21/6/11

Todos los 21 de Junio mi abuelo procuraba que el pañuelo blanco que llevaba en el bolsillo superior de la americana (él la llamaba así y no chaqueta) se mostrase perfectamente doblado haciendo que asomara un leve pico que nunca quería ser triángulo sino una pequeña ondulación del horizonte de tela, quizá una señal para el exterior de que los años no se lo habían llevado todo y habían dejado un signo de coquetería dispuesto a defenderle hasta la muerte. Esos días, los 21, se celebraba en casa el santo de los Luises: abuelo, padre e hijo. Se compraban pasteles que eran desenvueltos al final de la comida y emergían a la luz del comedor como joyas de nata que hubieran sido esculpidas por un familiar desconocido pero que nos tenía aprecio. Mis manos de ocho años volaban hacia ellos antes de que la cabeza hubiese dispuesto las dianas invisibles, los puntos que cercaban el objetivo ya fuera alargado y con un ribete de crema brillante encima o bien los pequeños flanes de un amarillo tan intenso que hoy en día me produce tanta tristeza cuando los sigo viendo al pasar por el escaparate de una pastelería y algo por dentro me tira de la manga para obligarme a recordar. Mi madre sacaba el juego de café bueno y la sobremesa se alargaba entre el olor del tabaco negro de mi padre que cercaba como un fantasma los adornos de la lámpara de araña que colgaba del techo. Todos los 21 se repetía el ceremonial, aunque los años iban pasando y ya las manos no tenían tanta prisa por lanzarse a la bandeja y había más prisa por acabar y volver a la realidad tambaleante de la adolescencia con sus urgencias y sus puertas cerradas.
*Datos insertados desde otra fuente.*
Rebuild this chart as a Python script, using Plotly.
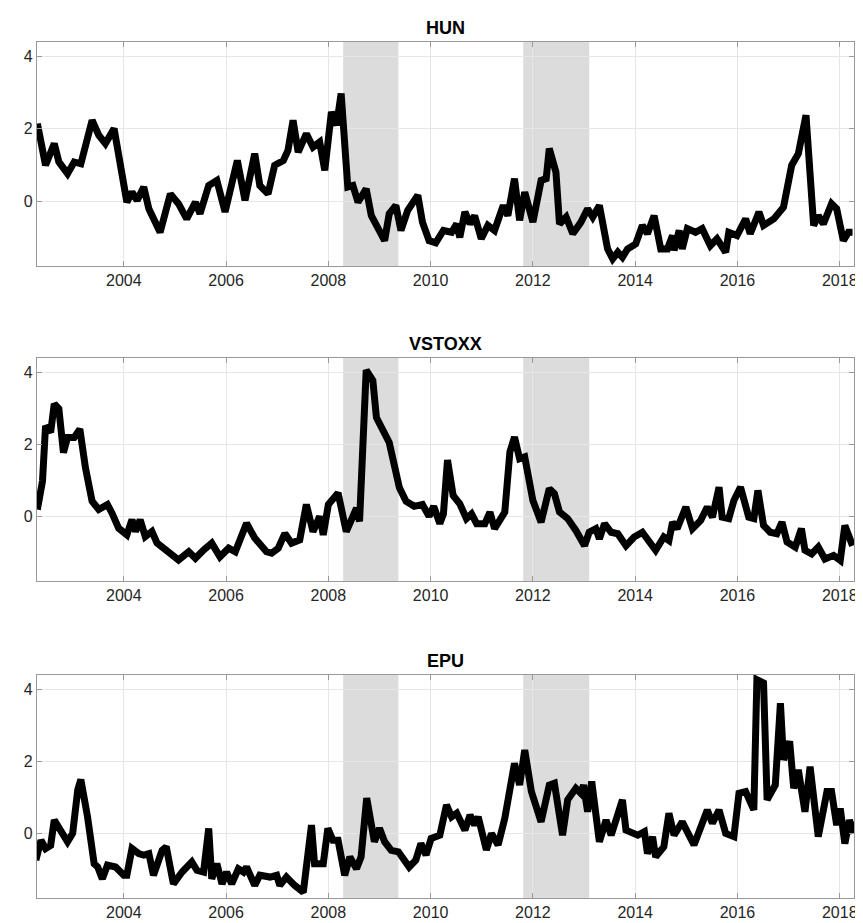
import plotly.graph_objects as go
from plotly.subplots import make_subplots

# decimal years / values
hun_t = [2002.31, 2002.47, 2002.64, 2002.73, 2002.90, 2003.03, 2003.16, 2003.38, 2003.51, 2003.64,
         2003.81, 2004.06, 2004.16, 2004.26, 2004.39, 2004.49, 2004.71, 2004.91, 2005.07, 2005.23,
         2005.40, 2005.49, 2005.66, 2005.82, 2005.98, 2006.08, 2006.22, 2006.37, 2006.56, 2006.66,
         2006.82, 2006.95, 2007.12, 2007.21, 2007.31, 2007.41, 2007.57, 2007.70, 2007.83, 2007.93,
         2008.06, 2008.16, 2008.25, 2008.38, 2008.48, 2008.58, 2008.74, 2008.84, 2009.10, 2009.19,
         2009.32, 2009.42, 2009.55, 2009.75, 2009.84, 2009.97, 2010.10, 2010.25, 2010.41, 2010.51,
         2010.57, 2010.67, 2010.77, 2010.86, 2010.99, 2011.12, 2011.25, 2011.42, 2011.51, 2011.64,
         2011.74, 2011.84, 2012.00, 2012.16, 2012.26, 2012.32, 2012.45, 2012.52, 2012.65, 2012.78,
         2012.94, 2013.07, 2013.17, 2013.30, 2013.46, 2013.56, 2013.66, 2013.75, 2013.85, 2014.01,
         2014.14, 2014.24, 2014.37, 2014.50, 2014.63, 2014.73, 2014.76, 2014.86, 2014.92, 2015.02,
         2015.18, 2015.31, 2015.47, 2015.60, 2015.77, 2015.83, 2015.99, 2016.16, 2016.25, 2016.42,
         2016.51, 2016.71, 2016.90, 2017.06, 2017.19, 2017.34, 2017.49, 2017.58, 2017.68, 2017.84,
         2017.94, 2018.07, 2018.17, 2018.25]
hun_v = [2.14, 0.99, 1.59, 1.08, 0.76, 1.08, 1.03, 2.23, 1.82, 1.59,
         2.00, -0.03, 0.25, 0.02, 0.39, -0.21, -0.86, 0.20, -0.07, -0.49,
         -0.03, -0.35, 0.43, 0.57, -0.30, 0.39, 1.12, 0.02, 1.31, 0.43,
         0.20, 0.99, 1.12, 1.40, 2.23, 1.35, 1.86, 1.49, 1.63, 0.85,
         2.46, 2.09, 2.97, 0.39, 0.43, -0.03, 0.34, -0.40, -1.09, -0.35,
         -0.12, -0.81, -0.26, 0.16, -0.58, -1.09, -1.15, -0.81, -0.86, -0.63,
         -1.00, -0.30, -0.63, -0.40, -1.04, -0.67, -0.81, -0.12, -0.40, 0.62,
         -0.53, 0.25, -0.58, 0.57, 0.62, 1.45, 0.80, -0.63, -0.44, -0.90,
         -0.58, -0.21, -0.44, -0.12, -1.32, -1.59, -1.41, -1.55, -1.32, -1.18,
         -0.67, -0.90, -0.40, -1.32, -1.32, -0.95, -1.36, -0.81, -1.32, -0.76,
         -0.86, -0.76, -1.23, -1.04, -1.41, -0.86, -0.95, -0.49, -0.90, -0.30,
         -0.67, -0.49, -0.17, 0.99, 1.31, 2.37, -0.67, -0.40, -0.63, -0.07,
         -0.21, -1.09, -0.86, -0.86]

vst_t = [2002.31, 2002.41, 2002.47, 2002.57, 2002.64, 2002.73, 2002.82, 2002.90, 2003.03, 2003.14,
         2003.25, 2003.38, 2003.51, 2003.68, 2003.77, 2003.90, 2004.06, 2004.16, 2004.23, 2004.32,
         2004.42, 2004.55, 2004.65, 2004.78, 2004.91, 2005.07, 2005.27, 2005.40, 2005.56, 2005.72,
         2005.88, 2006.05, 2006.18, 2006.40, 2006.56, 2006.79, 2006.89, 2007.02, 2007.15, 2007.28,
         2007.44, 2007.57, 2007.70, 2007.83, 2007.90, 2008.00, 2008.19, 2008.35, 2008.55, 2008.61,
         2008.74, 2008.87, 2008.94, 2009.13, 2009.19, 2009.39, 2009.52, 2009.68, 2009.84, 2009.97,
         2010.06, 2010.18, 2010.25, 2010.33, 2010.44, 2010.57, 2010.70, 2010.80, 2010.90, 2011.06,
         2011.16, 2011.25, 2011.45, 2011.55, 2011.64, 2011.74, 2011.84, 2012.00, 2012.16, 2012.32,
         2012.42, 2012.52, 2012.68, 2012.84, 2013.01, 2013.10, 2013.23, 2013.30, 2013.40, 2013.53,
         2013.66, 2013.82, 2013.98, 2014.14, 2014.40, 2014.56, 2014.66, 2014.73, 2014.82, 2014.99,
         2015.12, 2015.28, 2015.41, 2015.51, 2015.64, 2015.70, 2015.83, 2015.93, 2016.06, 2016.22,
         2016.32, 2016.40, 2016.51, 2016.64, 2016.77, 2016.87, 2016.97, 2017.13, 2017.25, 2017.32,
         2017.45, 2017.58, 2017.71, 2017.88, 2018.01, 2018.10, 2018.17, 2018.25]
vst_v = [0.19, 0.98, 2.51, 2.33, 3.12, 2.98, 1.77, 2.19, 2.19, 2.42,
         1.35, 0.42, 0.19, 0.33, 0.09, -0.33, -0.51, -0.09, -0.42, -0.09,
         -0.56, -0.42, -0.74, -0.88, -1.07, -1.21, -0.98, -1.16, -0.93, -0.74,
         -1.12, -0.88, -0.98, -0.19, -0.60, -0.98, -1.02, -0.88, -0.47, -0.74,
         -0.65, 0.33, -0.42, 0.00, -0.51, 0.33, 0.65, -0.42, 0.23, -0.14,
         4.05, 3.77, 2.74, 2.19, 2.05, 0.79, 0.42, 0.28, 0.33, 0.00,
         0.28, -0.20, 0.07, 1.56, 0.58, 0.35, -0.06, 0.07, -0.20, -0.20,
         0.12, -0.34, 0.12, 1.79, 2.20, 1.60, 1.65, 0.44, -0.16, 0.77,
         0.63, 0.12, -0.06, -0.39, -0.81, -0.44, -0.34, -0.62, -0.20, -0.44,
         -0.48, -0.81, -0.57, -0.44, -0.94, -0.57, -0.67, -0.16, -0.34, 0.26,
         -0.34, -0.11, 0.26, -0.02, 0.81, -0.02, -0.06, 0.44, 0.81, -0.02,
         -0.06, 0.72, -0.25, -0.44, -0.48, -0.16, -0.71, -0.85, -0.34, -0.94,
         -1.04, -0.85, -1.18, -1.08, -1.22, -0.25, -0.57, -0.81]

epu_t = [2002.28, 2002.38, 2002.47, 2002.57, 2002.64, 2002.77, 2002.90, 2003.00, 2003.10, 2003.16,
         2003.29, 2003.42, 2003.49, 2003.58, 2003.68, 2003.84, 2004.00, 2004.06, 2004.16, 2004.29,
         2004.39, 2004.49, 2004.58, 2004.75, 2004.83, 2004.97, 2005.14, 2005.33, 2005.43, 2005.56,
         2005.66, 2005.72, 2005.82, 2005.92, 2006.01, 2006.11, 2006.24, 2006.34, 2006.40, 2006.56,
         2006.66, 2006.86, 2006.99, 2007.05, 2007.18, 2007.34, 2007.51, 2007.67, 2007.73, 2007.90,
         2007.99, 2008.09, 2008.19, 2008.32, 2008.42, 2008.55, 2008.64, 2008.75, 2008.90, 2009.00,
         2009.10, 2009.23, 2009.37, 2009.58, 2009.71, 2009.81, 2009.91, 2010.01, 2010.18, 2010.31,
         2010.41, 2010.51, 2010.67, 2010.77, 2010.86, 2010.93, 2011.09, 2011.19, 2011.32, 2011.45,
         2011.64, 2011.74, 2011.84, 2011.97, 2012.16, 2012.32, 2012.42, 2012.58, 2012.68, 2012.84,
         2012.94, 2012.99, 2013.07, 2013.15, 2013.30, 2013.43, 2013.53, 2013.75, 2013.82, 2014.05,
         2014.18, 2014.24, 2014.34, 2014.40, 2014.56, 2014.66, 2014.76, 2014.92, 2015.15, 2015.41,
         2015.51, 2015.64, 2015.77, 2015.93, 2016.03, 2016.16, 2016.32, 2016.38, 2016.51, 2016.58,
         2016.74, 2016.84, 2016.90, 2017.02, 2017.10, 2017.19, 2017.32, 2017.42, 2017.58, 2017.75,
         2017.84, 2017.94, 2018.01, 2018.10, 2018.19, 2018.28]
epu_v = [-0.74, -0.19, -0.42, -0.33, 0.37, 0.09, -0.23, 0.00, 1.21, 1.49,
         0.47, -0.84, -0.93, -1.26, -0.88, -0.93, -1.16, -1.16, -0.42, -0.56,
         -0.60, -0.56, -1.16, -0.47, -0.37, -1.40, -1.07, -0.79, -1.02, -1.07,
         0.14, -1.26, -0.84, -1.40, -1.07, -1.40, -0.98, -1.07, -0.93, -1.44,
         -1.16, -1.21, -1.16, -1.44, -1.21, -1.44, -1.63, 0.23, -0.84, -0.84,
         0.14, -0.19, -0.19, -1.16, -0.65, -0.98, -0.65, 0.98, -0.23, 0.14,
         -0.23, -0.47, -0.51, -0.93, -0.74, -0.28, -0.60, -0.14, -0.05, 0.79,
         0.46, 0.56, 0.09, 0.51, 0.23, 0.46, -0.46, 0.00, -0.32, 0.42,
         1.94, 1.34, 2.31, 1.16, 0.32, 1.34, 1.39, -0.05, 0.93, 1.25,
         1.11, 1.34, 0.60, 1.44, -0.23, 0.37, -0.05, 0.93, 0.09, -0.05,
         0.05, -0.56, -0.09, -0.65, -0.37, 0.56, -0.05, 0.32, -0.32, 0.65,
         0.28, 0.65, 0.00, -0.09, 1.11, 1.16, 0.65, 4.26, 4.17, 0.93,
         1.34, 3.61, 2.04, 2.55, 1.25, 1.76, 0.60, 1.85, -0.09, 1.16,
         1.16, 0.23, 0.69, -0.28, 0.37, 0.00]

names = ['HUN', 'VSTOXX', 'EPU']
series = [(hun_t, hun_v), (vst_t, vst_v), (epu_t, epu_v)]
recessions = [(2008.29, 2009.37), (2011.81, 2013.10)]
tick_years = [2004, 2006, 2008, 2010, 2012, 2014, 2016, 2018]

W, H = 863, 923
fig = make_subplots(rows=3, cols=1)
# pixel boxes of each axes (top, bottom)
boxes = [(34, 258), (350, 573), (667, 890)]
tfont = dict(family='Liberation Sans, Arial', size=16, color='#262626')

for i, ((t, v), name) in enumerate(zip(series, names)):
    r = i + 1
    fig.add_trace(go.Scatter(x=t, y=v, mode='lines', line=dict(color='black', width=7),
                             showlegend=False), row=r, col=1)
    for a, b in recessions:
        fig.add_vrect(x0=a, x1=b, fillcolor='#dcdcdc', opacity=1, line_width=0,
                      layer='below', row=r, col=1)
    top, bot = boxes[i]
    fig.update_xaxes(range=[2002.30, 2018.28], tickvals=tick_years, ticks='inside', ticklen=5,
                     showgrid=True, gridcolor='#e6e6e6', showline=True, linecolor='#999999',
                     mirror='ticks', tickcolor='#999999', zeroline=False, tickfont=tfont,
                     domain=[29 / W, 850 / W], row=r, col=1)
    fig.update_yaxes(range=[-1.79, 4.39], tickvals=[0, 2, 4], ticks='inside', ticklen=5,
                     showgrid=True, gridcolor='#e6e6e6', showline=True, linecolor='#999999',
                     mirror='ticks', tickcolor='#999999', zeroline=False, tickfont=tfont,
                     domain=[1 - bot / H, 1 - top / H], row=r, col=1)
    fig.add_annotation(text='<b>' + name + '</b>', x=(29 + 850) / 2 / W, y=1 - top / H,
                       xref='paper', yref='paper', yanchor='bottom', showarrow=False, yshift=2,
                       font=dict(family='Liberation Sans, Arial', size=18, color='black'))

fig.update_layout(width=W, height=H, margin=dict(l=0, r=0, t=0, b=0),
                  plot_bgcolor='white', paper_bgcolor='white')
fig.write_html("out.html")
Ahora es raro que lo celebremos. En 1994 murió mi abuelo. Desde ese año la costumbre se diluyó en una simple llamada telefónica en la que, casi siempre al final del día, felicitaba a mi padre y luego él a mí. Esas conversaciones solo duraban dos minutos como mucho y en ellas hoy sigo notando la incomodidad de pensar en cómo el olvido o la propia inercia de las cosas se lleva las costumbres que reinaron antes. Esta noche cogeré el auricular rojo del teléfono del salón, respiraré hondo y después marcaré el número. Responderá mi madre, que aprovechará para felicitarme de pasada, evitando darle importancia a la fecha, asumiendo que los santos ya no se celebran, que son algo del pasado. Después se pondrá mi padre. Su frase empezará por la palabra hijo. Hijo, ¿cómo estás? Es lo que hacen los padres y los hijos, son sus preguntas, ¿cómo estás? Y detrás vendrá un incómodo silencio (como lo son casi todos) en el que ambos repasaremos sin quererlo la retahíla de días en que esta fecha suponía un hachazo a la normalidad que tintineaba en el filo de esas copas esmeriladas que se llenaban de licor de naranja hasta el filo y que desprendían un olor de seguridad infantil, de casa con cercas electrificadas que me defenderían de todo lo desconcertante que trajera el futuro. Quizá hoy debería recordarle a mi padre algo de todo eso o dejar que fuera él quien abriera fuego y soltase lo que a lo mejor ha ido cargando dentro y de lo que no sabe cómo zafarse, cómo liberar la carga en un lugar adecuado sin que ocasione daños. Difícil. Puede que sea conveniente dejar todo como está y que la conversación camine por su línea de flechas en el suelo y que ninguna palabra se las dé de heroína y quiera jugar a baliza luminosa en medio de nuestros océanos vedados y en calma.